Both Versit and TAPI members have endorsed the Forum, which will also own the Signal Computing System Architecture – SCSA (CI No 2,120) – and the Tmap (TAPI-TSAPI Mapping Software) initiatives. SCSA, an industry initiative supported by more than 260 companies, including the five charter members of the Forum, defines an open service provider infrastructure to support applications developed to application programming interfaces such as TAPI and TSAPI, and augment them with media processing services, while Tmap was developed by NorTel to provide interoperability between TAPI and TSAPI. The results of the Forum’s activities will be made available to all interested parties on non-discriminatory terms, it says, and it may develop, own, or deliver other protocols, as long as they are made available to all on the same non-discriminatory terms.

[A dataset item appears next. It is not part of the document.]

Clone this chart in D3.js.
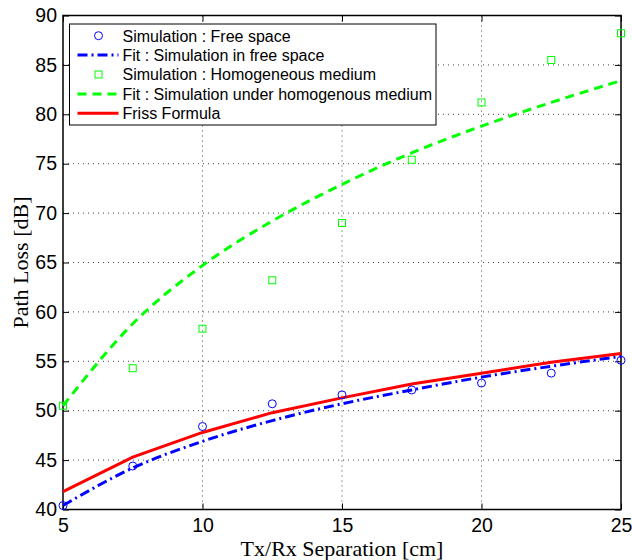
<!DOCTYPE html>
<html>
<head>
<meta charset="utf-8">
<script src="https://cdn.jsdelivr.net/npm/d3@7"></script>
<style>
  body { margin: 0; background: #fff; }
  svg { display: block; }
  .tick text { font-family: "Liberation Sans", Arial, sans-serif; font-size: 19.5px; fill: #000; }
</style>
</head>
<body>
<svg width="632" height="560"></svg>
<script>
// separations (cm)
const dist = [5, 7.5, 10, 12.5, 15, 17.5, 20, 22.5, 25];

const simFree = [40.4, 44.4, 48.4, 50.7, 51.6, 52.1, 52.8, 53.8, 55.1];
const fitFree = [40.4, 44.2, 46.9, 49.0, 50.7, 52.1, 53.4, 54.5, 55.5];
const simHomo = [50.5, 54.3, 58.3, 63.2, 69.0, 75.4, 81.2, 85.5, 88.2];
const fitHomo = [50.5, 58.8, 64.7, 69.2, 72.9, 76.1, 78.8, 81.2, 83.4];
const friss   = [41.8, 45.3, 47.8, 49.8, 51.3, 52.7, 53.8, 54.9, 55.8];

const xTicks = [5, 10, 15, 20, 25];
const yTicks = [40, 45, 50, 55, 60, 65, 70, 75, 80, 85, 90];

const legendLabels = [
  "Simulation : Free space",
  "Fit : Simulation in free space",
  "Simulation : Homogeneous medium",
  "Fit : Simulation under homogenous medium",
  "Friss Formula"
];

const svg = d3.select("svg");
const m = { left: 63, right: 621, top: 15.5, bottom: 509.5 };

const x = d3.scaleLinear().domain([5, 25]).range([m.left, m.right]);
const y = d3.scaleLinear().domain([40, 90]).range([m.bottom, m.top]);

// dotted grid
const grid = svg.append("g");
grid.selectAll(".gx")
  .data(xTicks.slice(1, -1))
  .enter().append("line")
  .attr("x1", d => x(d)).attr("x2", d => x(d))
  .attr("y1", m.top).attr("y2", m.bottom)
  .attr("stroke", "#444").attr("stroke-width", 1).attr("stroke-dasharray", "1,4");
grid.selectAll(".gy")
  .data(yTicks.slice(1, -1))
  .enter().append("line")
  .attr("x1", m.left).attr("x2", m.right)
  .attr("y1", d => y(d)).attr("y2", d => y(d))
  .attr("stroke", "#444").attr("stroke-width", 1).attr("stroke-dasharray", "1,4");

// axes, ticks pointing in
const tl = 6;
svg.append("g")
  .attr("transform", `translate(0,${m.bottom})`)
  .call(d3.axisBottom(x).tickValues(xTicks).tickSizeInner(-tl).tickSizeOuter(0).tickPadding(9))
  .call(g => g.select(".domain").remove());
svg.append("g")
  .attr("transform", `translate(0,${m.top})`)
  .call(d3.axisTop(x).tickValues(xTicks).tickSizeInner(-tl).tickSizeOuter(0).tickFormat(""))
  .call(g => g.select(".domain").remove());
svg.append("g")
  .attr("transform", `translate(${m.left},0)`)
  .call(d3.axisLeft(y).tickValues(yTicks).tickSizeInner(-tl).tickSizeOuter(0).tickPadding(6))
  .call(g => g.select(".domain").remove());
svg.append("g")
  .attr("transform", `translate(${m.right},0)`)
  .call(d3.axisRight(y).tickValues(yTicks).tickSizeInner(-tl).tickSizeOuter(0).tickFormat(""))
  .call(g => g.select(".domain").remove());

svg.selectAll(".tick line").attr("stroke", "#000");

svg.append("rect")
  .attr("x", m.left).attr("y", m.top)
  .attr("width", m.right - m.left).attr("height", m.bottom - m.top)
  .attr("fill", "none").attr("stroke", "#000").attr("stroke-width", 1.5);

// lines
const lineOf = (vals, curve) => d3.line()
  .x((d, i) => x(dist[i]))
  .y(d => y(d))
  .curve(curve)(vals);

svg.append("path")
  .attr("d", lineOf(fitHomo, d3.curveMonotoneX))
  .attr("fill", "none").attr("stroke", "#00ff00").attr("stroke-width", 3)
  .attr("stroke-dasharray", "9,6");
svg.append("path")
  .attr("d", lineOf(fitFree, d3.curveMonotoneX))
  .attr("fill", "none").attr("stroke", "#0000ff").attr("stroke-width", 3)
  .attr("stroke-dasharray", "10,4,2,4");
svg.append("path")
  .attr("d", lineOf(friss, d3.curveLinear))
  .attr("fill", "none").attr("stroke", "#ff0000").attr("stroke-width", 3);

// markers
svg.selectAll(".free")
  .data(simFree).enter().append("circle")
  .attr("cx", (d, i) => x(dist[i])).attr("cy", d => y(d))
  .attr("r", 4).attr("fill", "none").attr("stroke", "#0000ff").attr("stroke-width", 1);
svg.selectAll(".homo")
  .data(simHomo).enter().append("rect")
  .attr("x", (d, i) => x(dist[i]) - 3.5).attr("y", d => y(d) - 3.5)
  .attr("width", 7).attr("height", 7)
  .attr("fill", "none").attr("stroke", "#00ff00").attr("stroke-width", 1);

// axis titles
svg.append("text")
  .attr("x", (m.left + m.right) / 2).attr("y", 555.5)
  .attr("text-anchor", "middle")
  .style("font-family", "'Liberation Serif', 'Times New Roman', serif").style("font-size", "22px")
  .text("Tx/Rx Separation [cm]");
svg.append("text")
  .attr("transform", `translate(28,${(m.top + m.bottom) / 2}) rotate(-90)`)
  .attr("text-anchor", "middle")
  .style("font-family", "'Liberation Serif', 'Times New Roman', serif").style("font-size", "22px")
  .text("Path Loss [dB]");

// legend
const lg = svg.append("g").attr("transform", "translate(69.5,24)");
lg.append("rect")
  .attr("width", 366.5).attr("height", 101)
  .attr("fill", "#fff").attr("stroke", "#000").attr("stroke-width", 1);
const rowY = i => 11.7 + i * 19.4;
const kinds = ["circle", "dashdot", "square", "dash", "solid"];
kinds.forEach((k, i) => {
  const yy = rowY(i);
  if (k === "circle") {
    lg.append("circle").attr("cx", 29).attr("cy", yy).attr("r", 4)
      .attr("fill", "none").attr("stroke", "#0000ff");
  } else if (k === "square") {
    lg.append("rect").attr("x", 25.5).attr("y", yy - 3.5).attr("width", 7).attr("height", 7)
      .attr("fill", "none").attr("stroke", "#00ff00");
  } else {
    const st = { dashdot: ["#0000ff", "10,4,2,4"], dash: ["#00ff00", "9,6"], solid: ["#ff0000", null] }[k];
    lg.append("line").attr("x1", 8).attr("x2", 49).attr("y1", yy).attr("y2", yy)
      .attr("stroke", st[0]).attr("stroke-width", 3)
      .attr("stroke-dasharray", st[1]);
  }
  lg.append("text")
    .attr("x", 53).attr("y", yy + 5.8)
    .style("font-family", "'Liberation Sans', Arial, sans-serif").style("font-size", "16px")
    .text(legendLabels[i]);
});
</script>
</body>
</html>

The Forum will be open to participation by any interested suppliers, developers and users of computer-telephony integration products and services. Three forms of membership will be available: Principal Members, entitled to representation on working and advisory committees with voting rights in Forum, paying an annual fee of $10,000 per company; User Members, who will be allowed to participate in committees that address user issues, paying $1,500 a year; and firms interested in monitoring Forum activities, who can become Auditing Members for an annual fee of $1,500, but will not have voting or committee membership rights. An informational meeting to solicit participation will be held on April 26 in Atlanta, during Comdex Spring ’95.